The American Military Partner Association
- Founded: 2009
- Dissolved: 2019
- Location: Washington, D.C.;
- Key people: Stephen Peters, Founder and President Emeritus Ashley Broadway, most recent President Jim Cassidy, Founding Board Member
- Website: www.militarypartners.org
- Formerly called: Campaign for Military Partners

= American Military Partner Association =

The American Military Partner Association (AMPA) was a non-profit organization for the partners, spouses, and families of America's LGBT service members and veterans.

AMPA traced its roots to the "Campaign for Military Partners," an organization founded by the same-sex partners of service members and sponsored by Servicemembers United (SU). With the close of SU following the repeal of "Don't Ask, Don't Tell" (DADT), in 2012, Stephen Peters organized AMPA into an independent non-profit, non-partisan 501(c)(3) organization in Washington, DC. Ashley Broadway, the spouse of an active duty soldier, and Jim Cassidy, the spouse of an active duty sailor, joined Stephen as founding board members.

In May 2019, AMPA merged with OutServe-SLDN to form the Modern Military Association of America — a united voice for the LGBTQ military and veteran community. MMAA carries on the missions of both AMPA and OutServe-SLDN through education, advocacy, and support for LGBTQ service members, veterans, military spouses, family members and allies.

==About==
AMPA was committed to connecting LGBT military families, supporting them through the challenges of military service, honoring them for their commitment to our country, and serving them by advocating on their behalf.
- Connecting:
Through the nation’s largest private online support network for same-sex military partners/spouses designed to create a supportive and educational environment.
Through national and local events around the country designed to build a support network to bring together LGBT military families in a positive environment to foster communication and mutual support.
Through the AMPA New Military Spouse Mentor Program designed to connect new military partners and spouses to more experienced ones who can help guide them on their new journey in serving our nation.
- Supporting:
Through local and national educational events designed to inform and support military families.
Through online virtual support designed to educate on specific needs.
By educating military families on resources available to them.
- Honoring:
By highlighting LGBT military families and the challenges they face in the AMPA Faces of Our Families project.
Through community service projects like AMPA Care Package Drives.
By giving voice to the unique perspective of LGBT military families through the AMPA Military Partners Blog.
- Serving:
By advocating and educating on behalf of LGBT military families in public policy, highlighting their unique needs and challenges.
By encouraging the expansion of resource and support services available to LGBT military families.
By educating the public through stories in national, regional, and local media on the plight of gay military partners/spouses and families.

==Activities==
Since its founding, the organization:
- Highlighted the discrimination LGBT military partners and families face by successfully pitching dozens of stories to national, regional, and local media.
- Created a home on the web for the LGBT military family community that provides a list of available resources, a military partner blog, and a guide to media coverage of issues related to LGBT military families.
- Surveyed the military partner community for the first time about the unique challenges and issues they face and present those results to the Pentagon.
- Facilitated the first meeting between Pentagon officials and the partners of active duty gay and lesbian service members.
- Held the first Military Partners Forum in Washington, D.C.
- Initiated a Military Partner Brunch series in Washington, D.C., and San Diego, California, with plans to expand the series into other cities across the country.
- Created a private social network exclusively for the partners and spouses of LGBT service members.
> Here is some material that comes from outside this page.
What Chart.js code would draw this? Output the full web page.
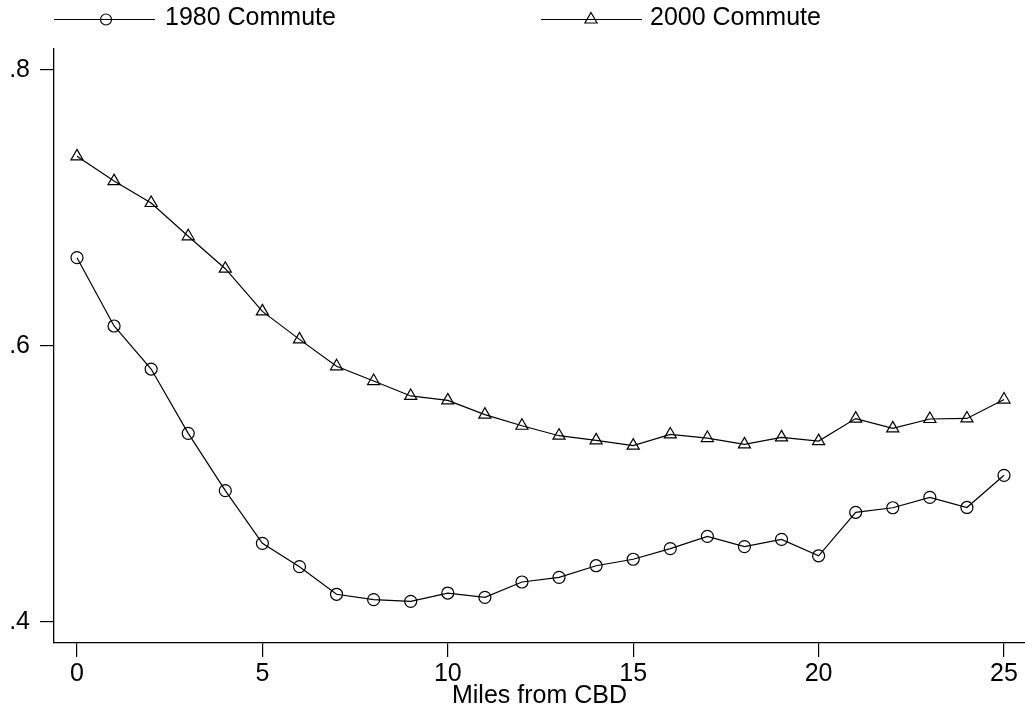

In December 2012, when the same-sex spouse of a U.S. Army officer was denied membership in the Association of Bragg Officers' Spouses at Fort Bragg, she reported her experience on the AMPA website.

In June 2014, the Department of Veterans Affairs (VA) announced that it would only provide benefits to the same-sex spouses of veterans who either (1) married in the state in which they resided or (2) live in a state that recognizes their marriage when they apply for benefits. On August 18, the AMPA filed an appeal in the U.S. Court of Appeals for the Federal Circuit challenging the VA's interpretation of federal law. Their brief cited Windsor and many federal court decisions since Windsor that have held denial of marriage rights to same-sex couples unconstitutional. It said the VA's policy ruling "imports into federal law unconstitutional state definitions of marital status."

==Events==
In its effort to connect LGBT military partners and spouses around the country, the American Military Partner Association held local social events to bring military partners face-to-face with others in the same situation for mutual support and encouragement. For LGBT military partners and spouses who were not near major military bases where these events occurred, a private online social network was established to help connect partners/spouses in remote locations to build camaraderie and mutual support.